Stated goal
Look for the line containing "Write a LaTeX" and the line containing "(0,0) rectangle (1852,993);"; retype them and all lines between, exactly, and leave out the pictures.

Available data
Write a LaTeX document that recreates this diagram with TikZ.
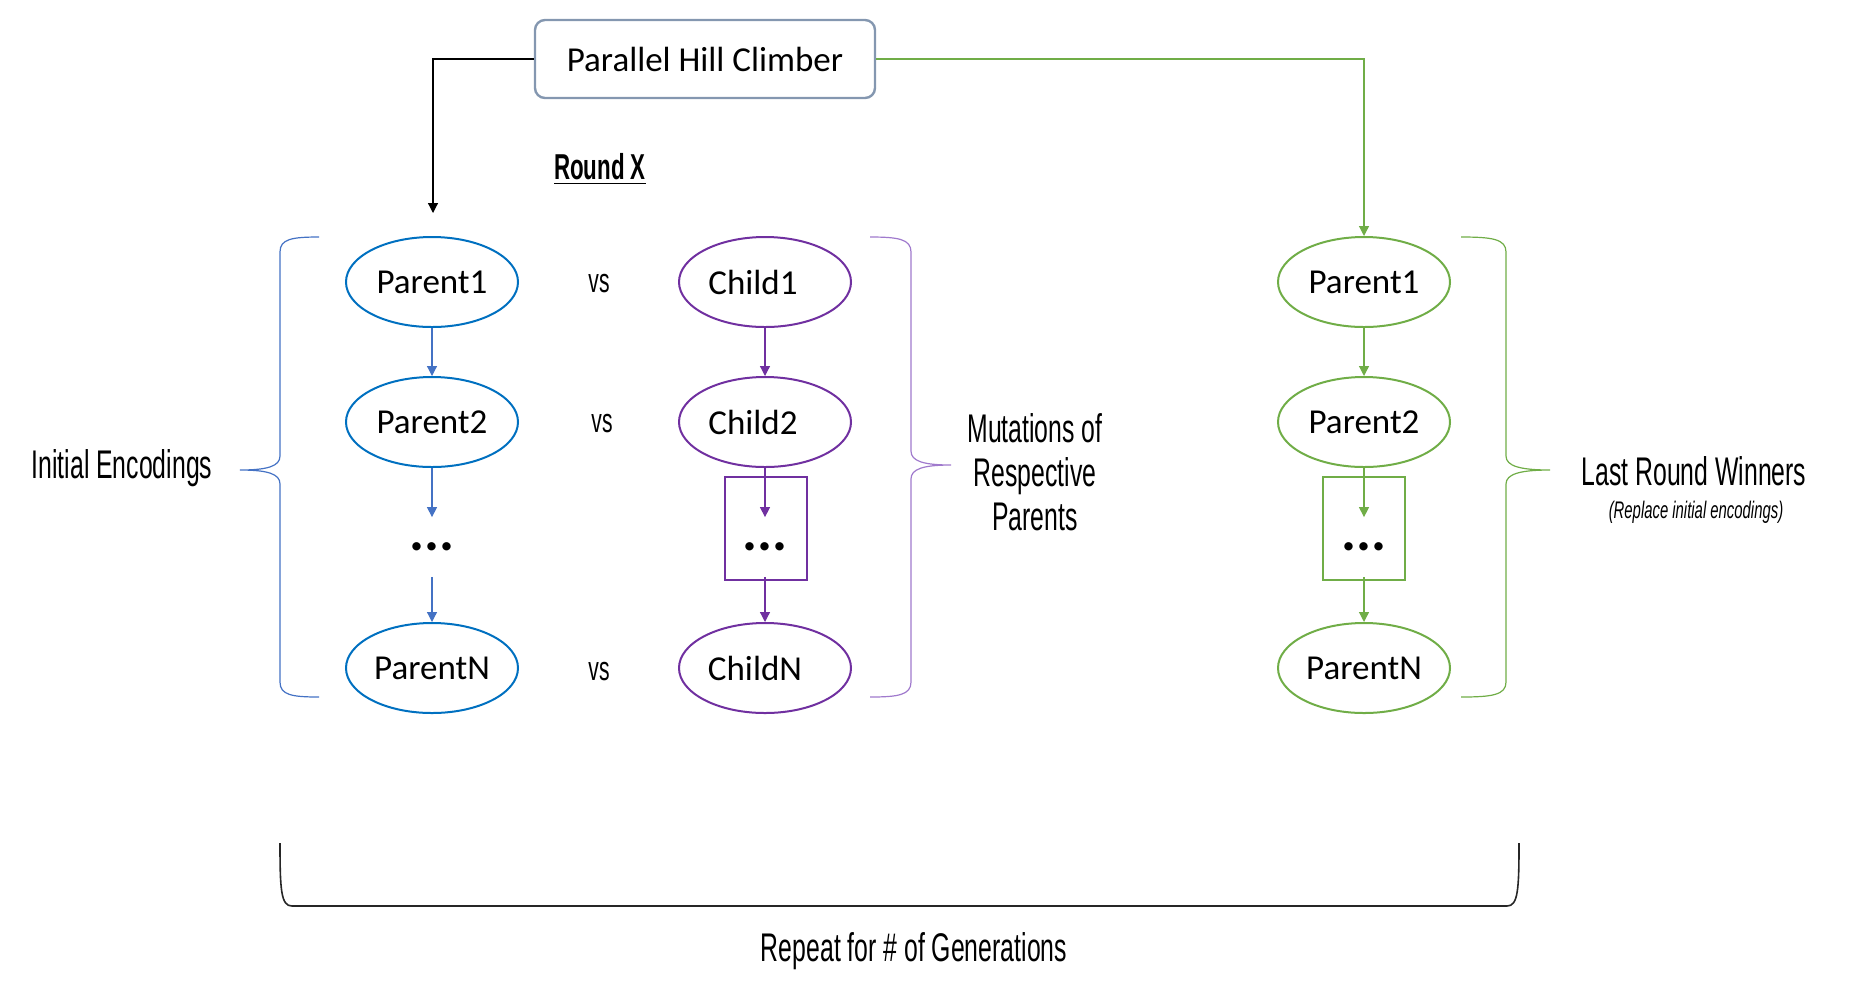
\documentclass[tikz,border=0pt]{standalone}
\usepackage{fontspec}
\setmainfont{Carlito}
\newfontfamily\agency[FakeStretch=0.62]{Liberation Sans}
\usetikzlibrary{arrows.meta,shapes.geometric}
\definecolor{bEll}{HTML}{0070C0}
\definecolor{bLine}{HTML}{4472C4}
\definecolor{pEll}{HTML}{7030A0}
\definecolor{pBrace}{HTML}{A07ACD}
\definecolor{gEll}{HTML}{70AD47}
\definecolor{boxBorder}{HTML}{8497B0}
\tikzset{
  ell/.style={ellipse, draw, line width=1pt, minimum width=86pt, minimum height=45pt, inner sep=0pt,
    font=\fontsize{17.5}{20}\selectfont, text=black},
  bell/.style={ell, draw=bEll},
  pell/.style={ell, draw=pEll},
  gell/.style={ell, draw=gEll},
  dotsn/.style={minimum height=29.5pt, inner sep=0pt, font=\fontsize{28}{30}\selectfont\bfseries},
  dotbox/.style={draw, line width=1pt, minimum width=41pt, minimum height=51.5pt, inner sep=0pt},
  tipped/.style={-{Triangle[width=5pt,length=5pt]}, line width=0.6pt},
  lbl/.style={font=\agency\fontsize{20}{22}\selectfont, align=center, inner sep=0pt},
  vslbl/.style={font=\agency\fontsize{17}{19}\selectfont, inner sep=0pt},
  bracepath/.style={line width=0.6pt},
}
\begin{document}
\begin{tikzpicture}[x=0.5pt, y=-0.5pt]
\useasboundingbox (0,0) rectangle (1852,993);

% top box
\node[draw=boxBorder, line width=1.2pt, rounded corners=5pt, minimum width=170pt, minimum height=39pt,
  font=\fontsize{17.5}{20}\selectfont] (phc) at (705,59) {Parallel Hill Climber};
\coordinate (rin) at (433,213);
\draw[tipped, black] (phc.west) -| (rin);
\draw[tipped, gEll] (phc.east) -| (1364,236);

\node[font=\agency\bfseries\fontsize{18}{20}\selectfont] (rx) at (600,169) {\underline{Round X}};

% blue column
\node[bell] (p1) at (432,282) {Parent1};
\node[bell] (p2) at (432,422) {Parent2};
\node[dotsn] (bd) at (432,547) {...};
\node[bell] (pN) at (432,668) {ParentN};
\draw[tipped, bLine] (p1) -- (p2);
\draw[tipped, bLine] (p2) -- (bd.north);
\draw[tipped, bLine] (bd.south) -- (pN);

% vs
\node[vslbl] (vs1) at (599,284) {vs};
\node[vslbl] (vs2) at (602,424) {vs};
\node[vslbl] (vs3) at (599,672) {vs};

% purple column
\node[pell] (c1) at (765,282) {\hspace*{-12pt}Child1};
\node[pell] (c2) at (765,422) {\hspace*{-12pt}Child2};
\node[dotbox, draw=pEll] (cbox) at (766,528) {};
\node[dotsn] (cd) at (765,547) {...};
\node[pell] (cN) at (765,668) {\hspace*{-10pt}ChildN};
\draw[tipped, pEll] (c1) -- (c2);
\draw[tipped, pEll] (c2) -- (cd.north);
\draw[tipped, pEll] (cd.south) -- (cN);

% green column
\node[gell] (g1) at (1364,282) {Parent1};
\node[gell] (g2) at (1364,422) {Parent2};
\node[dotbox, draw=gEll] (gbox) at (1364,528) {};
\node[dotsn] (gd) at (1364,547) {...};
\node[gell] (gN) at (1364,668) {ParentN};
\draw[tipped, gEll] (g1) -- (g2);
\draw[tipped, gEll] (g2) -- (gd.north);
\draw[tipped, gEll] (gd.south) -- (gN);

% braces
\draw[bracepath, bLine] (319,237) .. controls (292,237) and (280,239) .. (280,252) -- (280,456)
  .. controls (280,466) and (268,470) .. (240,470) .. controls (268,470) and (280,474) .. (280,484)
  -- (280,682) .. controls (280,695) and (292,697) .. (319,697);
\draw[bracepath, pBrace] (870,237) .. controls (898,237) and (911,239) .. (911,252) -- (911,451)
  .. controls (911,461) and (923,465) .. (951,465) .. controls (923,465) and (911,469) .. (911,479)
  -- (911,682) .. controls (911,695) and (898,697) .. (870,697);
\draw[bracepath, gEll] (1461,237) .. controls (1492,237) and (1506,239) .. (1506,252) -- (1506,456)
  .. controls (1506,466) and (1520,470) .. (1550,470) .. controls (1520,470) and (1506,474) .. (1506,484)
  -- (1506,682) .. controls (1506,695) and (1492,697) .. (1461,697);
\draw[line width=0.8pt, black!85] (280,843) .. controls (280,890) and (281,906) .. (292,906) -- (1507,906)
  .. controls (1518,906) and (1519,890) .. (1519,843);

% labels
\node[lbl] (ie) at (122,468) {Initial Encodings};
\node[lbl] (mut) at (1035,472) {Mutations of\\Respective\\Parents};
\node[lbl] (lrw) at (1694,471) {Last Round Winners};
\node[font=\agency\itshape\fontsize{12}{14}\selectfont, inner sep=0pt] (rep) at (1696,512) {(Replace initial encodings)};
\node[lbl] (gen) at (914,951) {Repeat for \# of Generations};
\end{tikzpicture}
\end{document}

==

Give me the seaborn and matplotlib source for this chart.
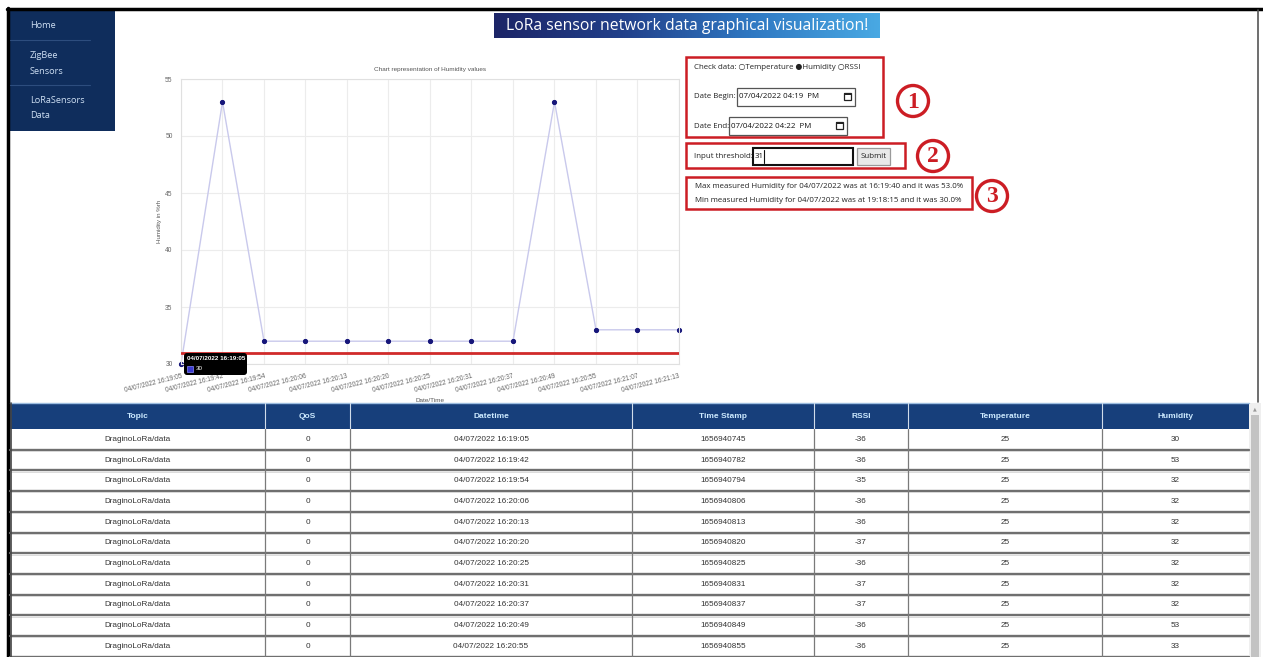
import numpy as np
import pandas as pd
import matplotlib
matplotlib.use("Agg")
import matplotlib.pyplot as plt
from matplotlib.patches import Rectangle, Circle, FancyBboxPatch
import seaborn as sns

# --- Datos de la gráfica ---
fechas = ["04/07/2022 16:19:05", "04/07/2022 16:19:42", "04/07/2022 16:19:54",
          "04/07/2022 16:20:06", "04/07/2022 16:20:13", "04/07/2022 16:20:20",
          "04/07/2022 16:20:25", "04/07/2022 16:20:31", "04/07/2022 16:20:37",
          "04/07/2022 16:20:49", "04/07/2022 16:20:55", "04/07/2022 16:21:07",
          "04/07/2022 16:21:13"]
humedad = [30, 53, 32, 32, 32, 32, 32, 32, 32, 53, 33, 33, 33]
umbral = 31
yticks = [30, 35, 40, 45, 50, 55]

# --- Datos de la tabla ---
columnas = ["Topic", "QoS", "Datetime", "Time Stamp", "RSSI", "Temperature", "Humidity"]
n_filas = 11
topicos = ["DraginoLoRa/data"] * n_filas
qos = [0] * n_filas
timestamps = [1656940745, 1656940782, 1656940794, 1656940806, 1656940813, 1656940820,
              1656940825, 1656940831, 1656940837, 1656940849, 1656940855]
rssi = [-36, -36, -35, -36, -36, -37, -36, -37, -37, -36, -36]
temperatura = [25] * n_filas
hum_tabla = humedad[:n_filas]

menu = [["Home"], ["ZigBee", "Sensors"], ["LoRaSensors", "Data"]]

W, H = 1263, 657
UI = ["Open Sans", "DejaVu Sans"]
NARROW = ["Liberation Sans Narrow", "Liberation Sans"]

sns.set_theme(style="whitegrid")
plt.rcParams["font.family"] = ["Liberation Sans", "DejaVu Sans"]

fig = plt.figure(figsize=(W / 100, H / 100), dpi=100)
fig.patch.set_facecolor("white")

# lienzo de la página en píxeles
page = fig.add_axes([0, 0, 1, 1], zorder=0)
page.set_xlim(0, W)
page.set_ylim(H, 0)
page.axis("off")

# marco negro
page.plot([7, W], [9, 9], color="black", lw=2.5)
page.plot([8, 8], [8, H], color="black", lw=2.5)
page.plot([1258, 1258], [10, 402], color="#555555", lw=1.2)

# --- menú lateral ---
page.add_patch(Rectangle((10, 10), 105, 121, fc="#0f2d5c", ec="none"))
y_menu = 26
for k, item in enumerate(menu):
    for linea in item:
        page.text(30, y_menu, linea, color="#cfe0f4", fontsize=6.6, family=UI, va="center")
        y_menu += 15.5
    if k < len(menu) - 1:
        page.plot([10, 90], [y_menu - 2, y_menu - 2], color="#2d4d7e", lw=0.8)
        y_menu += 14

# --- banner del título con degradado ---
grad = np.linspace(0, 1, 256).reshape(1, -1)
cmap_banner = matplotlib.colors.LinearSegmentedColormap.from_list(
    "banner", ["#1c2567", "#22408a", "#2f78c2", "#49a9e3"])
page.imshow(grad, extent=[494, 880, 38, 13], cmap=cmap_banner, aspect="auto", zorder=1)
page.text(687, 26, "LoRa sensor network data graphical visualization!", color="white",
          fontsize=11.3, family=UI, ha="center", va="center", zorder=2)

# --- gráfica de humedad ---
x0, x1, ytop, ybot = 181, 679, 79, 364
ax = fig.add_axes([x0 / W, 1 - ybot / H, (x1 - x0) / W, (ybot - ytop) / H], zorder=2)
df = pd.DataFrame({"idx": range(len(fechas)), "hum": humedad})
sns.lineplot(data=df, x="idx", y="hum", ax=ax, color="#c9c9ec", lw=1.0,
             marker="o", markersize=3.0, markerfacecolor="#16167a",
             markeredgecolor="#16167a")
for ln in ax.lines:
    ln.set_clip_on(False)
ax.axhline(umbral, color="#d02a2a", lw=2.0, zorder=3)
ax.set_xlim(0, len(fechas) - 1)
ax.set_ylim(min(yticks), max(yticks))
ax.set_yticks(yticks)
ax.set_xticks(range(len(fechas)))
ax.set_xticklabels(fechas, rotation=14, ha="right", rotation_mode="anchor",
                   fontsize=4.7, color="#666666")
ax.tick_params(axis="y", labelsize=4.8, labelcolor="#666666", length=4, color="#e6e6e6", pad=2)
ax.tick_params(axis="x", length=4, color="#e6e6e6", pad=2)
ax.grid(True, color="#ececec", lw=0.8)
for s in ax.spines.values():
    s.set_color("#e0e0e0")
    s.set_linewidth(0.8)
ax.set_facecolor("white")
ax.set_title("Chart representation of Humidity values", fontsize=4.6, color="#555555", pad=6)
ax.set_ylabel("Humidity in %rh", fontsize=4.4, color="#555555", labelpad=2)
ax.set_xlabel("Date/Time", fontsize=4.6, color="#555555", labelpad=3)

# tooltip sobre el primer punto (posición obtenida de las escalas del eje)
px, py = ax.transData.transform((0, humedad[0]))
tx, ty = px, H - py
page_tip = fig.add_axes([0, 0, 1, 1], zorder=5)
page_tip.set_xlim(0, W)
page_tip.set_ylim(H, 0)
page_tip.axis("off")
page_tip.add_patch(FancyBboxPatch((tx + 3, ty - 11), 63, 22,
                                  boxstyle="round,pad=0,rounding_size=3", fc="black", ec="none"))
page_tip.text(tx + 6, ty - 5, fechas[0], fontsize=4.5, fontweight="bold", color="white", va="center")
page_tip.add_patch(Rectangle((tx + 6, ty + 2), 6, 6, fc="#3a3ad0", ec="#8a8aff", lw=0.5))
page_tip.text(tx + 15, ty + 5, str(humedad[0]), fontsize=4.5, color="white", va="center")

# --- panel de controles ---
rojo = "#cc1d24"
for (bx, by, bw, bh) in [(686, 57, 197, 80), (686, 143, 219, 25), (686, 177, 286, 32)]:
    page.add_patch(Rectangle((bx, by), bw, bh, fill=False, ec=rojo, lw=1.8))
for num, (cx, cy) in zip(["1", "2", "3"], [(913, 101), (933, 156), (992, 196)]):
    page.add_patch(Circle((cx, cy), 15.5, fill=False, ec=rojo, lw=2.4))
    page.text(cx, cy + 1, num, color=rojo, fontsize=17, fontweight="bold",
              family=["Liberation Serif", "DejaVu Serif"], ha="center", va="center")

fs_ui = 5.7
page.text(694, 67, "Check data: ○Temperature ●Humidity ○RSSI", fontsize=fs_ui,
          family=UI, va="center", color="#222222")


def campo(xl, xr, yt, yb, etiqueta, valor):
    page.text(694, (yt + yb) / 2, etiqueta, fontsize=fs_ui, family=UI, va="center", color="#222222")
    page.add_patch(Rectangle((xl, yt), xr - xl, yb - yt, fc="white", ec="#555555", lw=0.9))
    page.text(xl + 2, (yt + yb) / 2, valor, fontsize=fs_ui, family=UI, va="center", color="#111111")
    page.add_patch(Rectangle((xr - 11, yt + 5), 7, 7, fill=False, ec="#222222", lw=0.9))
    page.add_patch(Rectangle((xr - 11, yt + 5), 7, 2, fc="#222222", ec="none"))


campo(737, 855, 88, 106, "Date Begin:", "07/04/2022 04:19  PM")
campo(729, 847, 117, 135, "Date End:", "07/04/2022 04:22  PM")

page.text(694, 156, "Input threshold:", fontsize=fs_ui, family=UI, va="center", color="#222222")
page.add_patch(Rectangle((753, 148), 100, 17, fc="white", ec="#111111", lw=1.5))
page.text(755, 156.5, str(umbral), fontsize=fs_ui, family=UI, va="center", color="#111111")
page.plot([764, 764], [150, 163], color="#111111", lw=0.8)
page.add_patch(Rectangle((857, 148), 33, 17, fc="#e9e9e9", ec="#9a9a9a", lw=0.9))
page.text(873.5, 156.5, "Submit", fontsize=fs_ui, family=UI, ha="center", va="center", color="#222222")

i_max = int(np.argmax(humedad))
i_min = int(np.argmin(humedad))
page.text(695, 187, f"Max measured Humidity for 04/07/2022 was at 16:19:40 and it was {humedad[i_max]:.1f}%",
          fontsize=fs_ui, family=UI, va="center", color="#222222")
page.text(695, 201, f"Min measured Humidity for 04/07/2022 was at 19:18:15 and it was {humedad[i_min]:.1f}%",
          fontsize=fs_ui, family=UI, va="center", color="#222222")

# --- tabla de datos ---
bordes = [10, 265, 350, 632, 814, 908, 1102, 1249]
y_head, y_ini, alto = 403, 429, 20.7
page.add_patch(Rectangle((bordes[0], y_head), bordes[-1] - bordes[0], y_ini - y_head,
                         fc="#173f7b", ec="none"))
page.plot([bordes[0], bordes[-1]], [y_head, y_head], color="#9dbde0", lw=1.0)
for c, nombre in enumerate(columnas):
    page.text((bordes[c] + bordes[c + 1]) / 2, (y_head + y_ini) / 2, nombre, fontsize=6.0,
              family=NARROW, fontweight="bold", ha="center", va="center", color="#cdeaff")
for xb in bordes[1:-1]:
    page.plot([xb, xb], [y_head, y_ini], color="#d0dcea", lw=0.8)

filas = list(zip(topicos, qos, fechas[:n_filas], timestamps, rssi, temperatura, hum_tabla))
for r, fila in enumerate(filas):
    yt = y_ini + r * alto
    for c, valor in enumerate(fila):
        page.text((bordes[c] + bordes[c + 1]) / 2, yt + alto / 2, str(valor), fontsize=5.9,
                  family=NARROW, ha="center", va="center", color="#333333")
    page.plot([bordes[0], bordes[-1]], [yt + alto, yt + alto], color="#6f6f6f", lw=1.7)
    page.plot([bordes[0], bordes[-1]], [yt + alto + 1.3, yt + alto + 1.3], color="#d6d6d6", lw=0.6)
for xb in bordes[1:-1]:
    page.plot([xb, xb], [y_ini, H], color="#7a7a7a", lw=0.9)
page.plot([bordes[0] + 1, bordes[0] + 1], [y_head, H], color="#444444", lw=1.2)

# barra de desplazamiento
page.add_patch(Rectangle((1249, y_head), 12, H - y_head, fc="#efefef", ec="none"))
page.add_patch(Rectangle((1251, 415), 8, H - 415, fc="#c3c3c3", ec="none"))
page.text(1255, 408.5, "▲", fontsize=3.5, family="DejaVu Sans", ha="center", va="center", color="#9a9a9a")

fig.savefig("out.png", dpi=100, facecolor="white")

Solution for this exercise
Write a LaTeX document that recreates this diagram with TikZ.
\documentclass[tikz,border=0pt]{standalone}
\usepackage{fontspec}
\setmainfont{Carlito}
\newfontfamily\agency[FakeStretch=0.62]{Liberation Sans}
\usetikzlibrary{arrows.meta,shapes.geometric}
\definecolor{bEll}{HTML}{0070C0}
\definecolor{bLine}{HTML}{4472C4}
\definecolor{pEll}{HTML}{7030A0}
\definecolor{pBrace}{HTML}{A07ACD}
\definecolor{gEll}{HTML}{70AD47}
\definecolor{boxBorder}{HTML}{8497B0}
\tikzset{
  ell/.style={ellipse, draw, line width=1pt, minimum width=86pt, minimum height=45pt, inner sep=0pt,
    font=\fontsize{17.5}{20}\selectfont, text=black},
  bell/.style={ell, draw=bEll},
  pell/.style={ell, draw=pEll},
  gell/.style={ell, draw=gEll},
  dotsn/.style={minimum height=29.5pt, inner sep=0pt, font=\fontsize{28}{30}\selectfont\bfseries},
  dotbox/.style={draw, line width=1pt, minimum width=41pt, minimum height=51.5pt, inner sep=0pt},
  tipped/.style={-{Triangle[width=5pt,length=5pt]}, line width=0.6pt},
  lbl/.style={font=\agency\fontsize{20}{22}\selectfont, align=center, inner sep=0pt},
  vslbl/.style={font=\agency\fontsize{17}{19}\selectfont, inner sep=0pt},
  bracepath/.style={line width=0.6pt},
}
\begin{document}
\begin{tikzpicture}[x=0.5pt, y=-0.5pt]
\useasboundingbox (0,0) rectangle (1852,993);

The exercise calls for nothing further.